Most dangerous delivery you ever did? There isn’t one particular instance that comes to mind, but cycling on Singapore roads in general can be quite dangerous, especially for cyclists. Cars can get really close to us, so we have to be extra careful.
Do you usually get a tip? Tips are not uncommon. Customers are quite happy to have us “keep the change” . The most I’ve ever gotten
is $20 on a single delivery–it was a big delivery with numerous special requests. When we came through for him, he was extremely satisfied and tipped us accordingly.
Last but not least, if I could give advice to anyone starting to do deliveries… It’s tough, but it’s worth it. Always stay positive! There are (hungry) people out there depending on you!
Name: Shaun Low
Age: 28 Vehicle: Motorcycle
Time on the job: 6 months
Delivers for: foodpanda
What do you like/dislike about the job? We get to travel around, interact with different people and not be bound to the desk. However, the job experience is sometimes marred by long waiting hours and unpleasant customers.

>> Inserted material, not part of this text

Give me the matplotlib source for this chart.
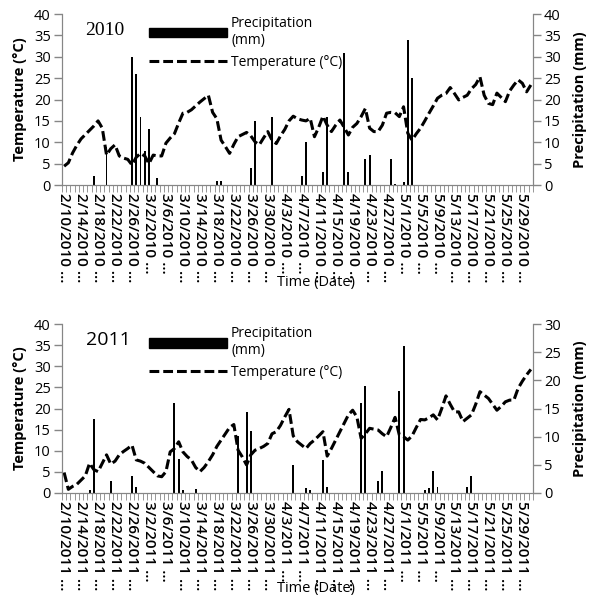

Strangest place you ever delivered to? The red light districts like Geylang, because it’s assumed we are there for other purposes besides food delivery.
Weirdest delivery experience? A six-year-old child once placed an order. We hoped it was not a prank and decided to fulfil the order. When we arrived at the address, the kid actually collected the food and made his payment in cash all by himself.
Most dangerous delivery you ever did? Our deliveries are generally safe with rarely any accidents or danger involved as the company takes many safety measures.
Hardest places to find? Usually new places like Marina Bay Financial District are tough to navigate as there are several new roads and we are unfamiliar with the area.
Any special gadgets that you carry with you? Our phones with GPS function and Bluetooth headsets inside our helmets are indispensable for finding your way or calling the customer for more detailed directions while on the go.
How’s the tipping like? My customers would usually round up the total bill to the nearest dollar.